SYDNEY (Reuters) - Australia’s largest telecom firm Telstra Corp Ltd said it would cut a quarter of its workforce and flagged asset sales on Wednesday, as competition and new technology crush its mainstay fixed-line businesses and force a strategic reset.
It will shed 8,000 employees and contractors from a workforce of 32,000 to save A$1 billion ($738 million), drop underperforming products and separate assets it values at A$11 billion from the rest of the firm.
It also flagged a fall in 2019 earnings to between A$8.7 billion and A$9.4 billion, excluding restructuring costs of about A$600 million, having already warned in May that 2018 earnings would be at the bottom end of its guidance.
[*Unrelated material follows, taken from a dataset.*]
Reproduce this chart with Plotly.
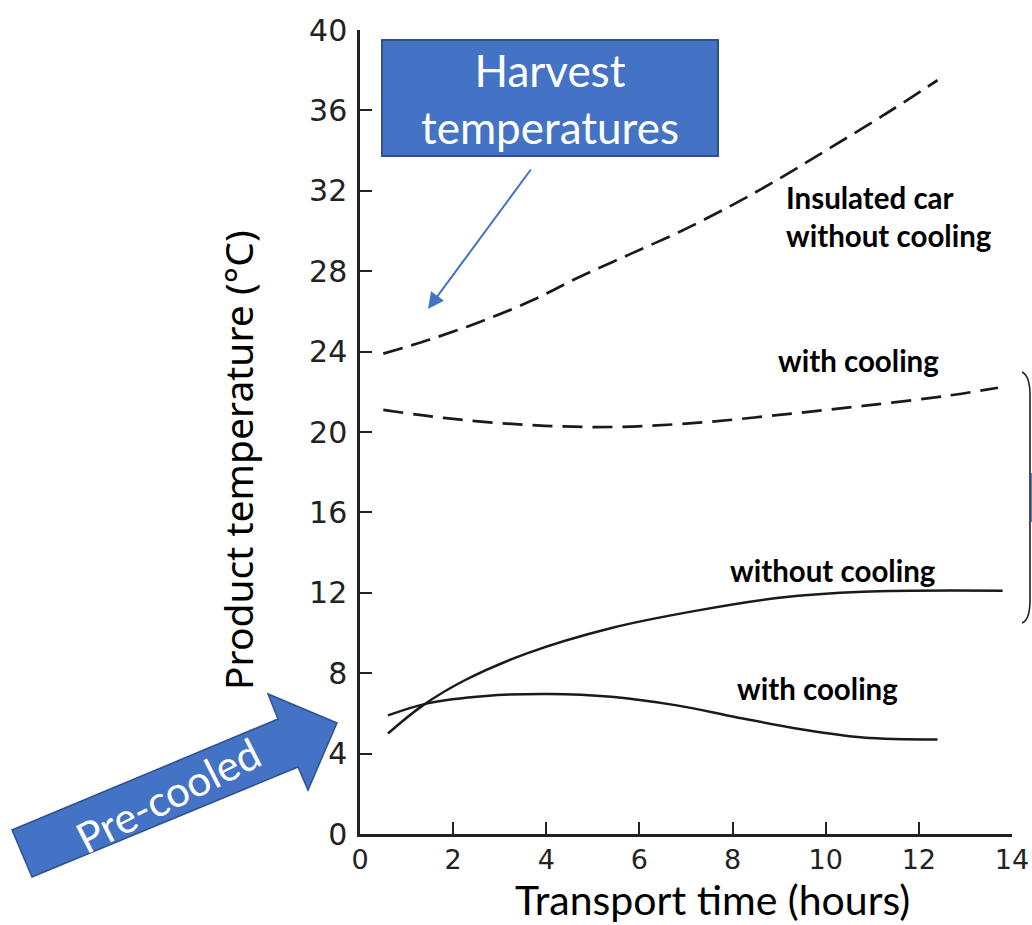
import plotly.graph_objects as go

# ---- data ----
insulated_x = [0.5, 1.5, 2.6, 3.7, 4.7, 5.8, 6.9, 8.0, 9.0, 10.0, 11.2, 12.4]
insulated_y = [23.9, 24.6, 25.5, 26.55, 27.7, 28.85, 30.0, 31.3, 32.6, 34.0, 35.7, 37.5]

insul_cool_x = [0.5, 1.8, 3.6, 5.4, 7.2, 9.0, 10.8, 12.6, 13.7]
insul_cool_y = [21.1, 20.7, 20.35, 20.25, 20.45, 20.85, 21.3, 21.8, 22.2]

pre_nocool_x = [0.6, 1.35, 2.25, 3.6, 5.4, 7.2, 9.0, 10.8, 13.8]
pre_nocool_y = [5.0, 6.4, 7.65, 9.0, 10.25, 11.1, 11.75, 12.05, 12.1]

pre_cool_x = [0.6, 1.45, 2.7, 4.05, 5.4, 6.8, 8.1, 9.5, 10.8, 12.4]
pre_cool_y = [5.9, 6.5, 6.87, 6.97, 6.83, 6.4, 5.8, 5.2, 4.8, 4.7]

x_ticks = [0, 2, 4, 6, 8, 10, 12, 14]
y_ticks = [0, 4, 8, 12, 16, 20, 24, 28, 32, 36, 40]

curve_labels = ["Insulated car<br>without cooling", "with cooling", "without cooling", "with cooling"]
curve_label_pos = [(9.1, 30.7), (10.7, 23.55), (10.15, 13.1), (9.83, 7.25)]
curve_label_anchor = ["left", "center", "center", "center"]

W, H = 1032, 925
L, R, T, B = 360, 20, 30, 91
PW, PH = W - L - R, H - T - B


def px(xp):
    return (xp - L) / PW


def py(yp):
    return (H - B - yp) / PH


INK = "#1a1a1a"
BLUE = "#4472C4"
NAVY = "#2F528F"

fig = go.Figure()
fig.add_trace(go.Scatter(x=insulated_x, y=insulated_y, mode="lines",
                         line=dict(color=INK, width=2.7, dash="20px,9px", shape="spline"),
                         showlegend=False))
fig.add_trace(go.Scatter(x=insul_cool_x, y=insul_cool_y, mode="lines",
                         line=dict(color=INK, width=2.7, dash="20px,10px", shape="spline"),
                         showlegend=False))
fig.add_trace(go.Scatter(x=pre_nocool_x, y=pre_nocool_y, mode="lines",
                         line=dict(color=INK, width=2.5, shape="spline"),
                         showlegend=False))
fig.add_trace(go.Scatter(x=pre_cool_x, y=pre_cool_y, mode="lines",
                         line=dict(color=INK, width=2.5, shape="spline"),
                         showlegend=False))

annotations = []
for txt, (ax_, ay_), anc in zip(curve_labels, curve_label_pos, curve_label_anchor):
    annotations.append(dict(x=ax_, y=ay_, xref="x", yref="y", text=txt, showarrow=False,
                            xanchor=anc, align="left",
                            font=dict(family="Lato", size=29.5, color="#000000", weight="bold")))

# Harvest box text
annotations.append(dict(x=px(550), y=py(99), xref="paper", yref="paper",
                        text="Harvest<br>temperatures", showarrow=False,
                        font=dict(family="Lato", size=44, color="white"),
                        align="center", xanchor="center", yanchor="middle"))
# Harvest arrow
annotations.append(dict(x=px(428), y=py(309), xref="paper", yref="paper",
                        ax=532 - 428, ay=168 - 309, axref="pixel", ayref="pixel",
                        text="", showarrow=True, arrowhead=2, arrowsize=1.6,
                        arrowwidth=2, arrowcolor=BLUE))
# Pre-cooled text
annotations.append(dict(x=px(168), y=py(795), xref="paper", yref="paper",
                        text="Pre-cooled", showarrow=False, textangle=-27,
                        font=dict(family="Lato", size=42, color="white"),
                        xanchor="center", yanchor="middle"))
# Axis titles
annotations.append(dict(x=px(712), y=py(925), xref="paper", yref="paper",
                        text="Transport time (hours)", showarrow=False,
                        font=dict(family="Lato", size=41, color="#000000"),
                        xanchor="center", yanchor="bottom", borderpad=0))
annotations.append(dict(x=px(238), y=py(460), xref="paper", yref="paper",
                        text="Product temperature (°C)", showarrow=False, textangle=-90,
                        font=dict(family="Noto Sans", size=39, color="#000000"),
                        xanchor="center", yanchor="middle"))

shapes = []
# Harvest box
shapes.append(dict(type="rect", xref="paper", yref="paper",
                   x0=px(382), x1=px(718), y0=py(156), y1=py(40),
                   fillcolor=BLUE, line=dict(color=NAVY, width=2), layer="above"))
# Pre-cooled block arrow
pts = [(32, 877), (12, 830), (278, 719), (268, 694), (337, 723), (308, 790), (298, 767)]
path = "M " + " L ".join(f"{px(a):.5f},{py(b):.5f}" for a, b in pts) + " Z"
shapes.append(dict(type="path", xref="paper", yref="paper", path=path,
                   fillcolor=BLUE, line=dict(color=NAVY, width=1.5), layer="above"))
# Right bracket
bp = (f"M {px(1022):.5f},{py(372):.5f} Q {px(1030):.5f},{py(376):.5f} {px(1030):.5f},{py(395):.5f} "
      f"L {px(1030):.5f},{py(600):.5f} Q {px(1030):.5f},{py(620):.5f} {px(1022):.5f},{py(623):.5f}")
shapes.append(dict(type="path", xref="paper", yref="paper", path=bp,
                   line=dict(color="#222222", width=1.6)))
shapes.append(dict(type="line", xref="paper", yref="paper",
                   x0=px(1031), x1=px(1031), y0=py(473), y1=py(522),
                   line=dict(color=NAVY, width=1.5)))

fig.update_layout(
    width=W, height=H,
    margin=dict(l=L, r=R, t=T, b=B, autoexpand=False),
    paper_bgcolor="white", plot_bgcolor="white",
    showlegend=False,
    annotations=annotations,
    shapes=shapes,
    font=dict(family="DejaVu Sans", color="#222222"),
)
fig.update_xaxes(range=[0, 14], tickvals=x_ticks, ticktext=[str(v) for v in x_ticks],
                 automargin=False,
                 showgrid=False, zeroline=False, showline=True, linecolor="#222222", linewidth=2.5,
                 ticks="inside", ticklen=12, tickwidth=2, tickcolor="#222222",
                 tickfont=dict(family="DejaVu Sans", size=27, color="#222222"))
fig.update_yaxes(range=[0, 40], tickvals=y_ticks, ticktext=[str(v) for v in y_ticks],
                 automargin=False, ticklabelstandoff=4,
                 showgrid=False, zeroline=False, showline=True, linecolor="#222222", linewidth=2.5,
                 ticks="inside", ticklen=12, tickwidth=2, tickcolor="#222222",
                 tickfont=dict(family="DejaVu Sans", size=30, color="#222222"))

fig.write_html("out.html", config={"displayModeBar": False},
               post_script="document.body.style.margin='0';document.body.style.overflow='hidden';")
Telstra shares dropped 6.2 percent in early trade to their lowest in seven years, while the broader market rose 0.7 percent.
Telstra dominates Australia’s mobile telephone and broadband markets but like incumbent telecom firms around the world, profits from traditional fixed-line networks are shrinking and it is under immense pressure to address a sliding share price.
“In this environment traditional companies that do not respond are most at risk,” Chief Executive Andy Penn said in a statement.
“We are now at a tipping point where we must act more boldly if we are to continue to be the nation’s leading telecommunications company.”
Layoffs announced on Wednesday would remove about a quarter of executive and middle management jobs over three years, the company said.
Separating the infrastructure business - which would hold Telstra’s fixed-line network, data centers, ducts, poles and cables - would provide options such as a potential demerger or strategic partnership.
Telstra has already tried a host of measures to address its falling earnings, from cutting jobs and slashing dividends to expanding into new industries - including a failed foray into a U.S. video platform.
None have worked, as revenue continues to ebb from its legacy businesses. Compounding its problems, the construction of a new government-owned broadband network is replacing Telstra’s copper-wire monopoly and is expected to lop about A$3 billion from annual earnings by the time it is completed around 2022.
“A billion in costs cuts scratches the surface but is not going to change the dynamics,” said Mathan Somasundaram, Market Portfolio Strategist at stockbroker Blue Ocean Equities.
Telstra’s flagging of asset sales, without providing details, seemed like a “Hail Mary pass”, he added.
“Their competitive outlook is based on their infrastructure capacity ... if they start to sell their family jewels to fill the gap, that’s actually a negative,” he said.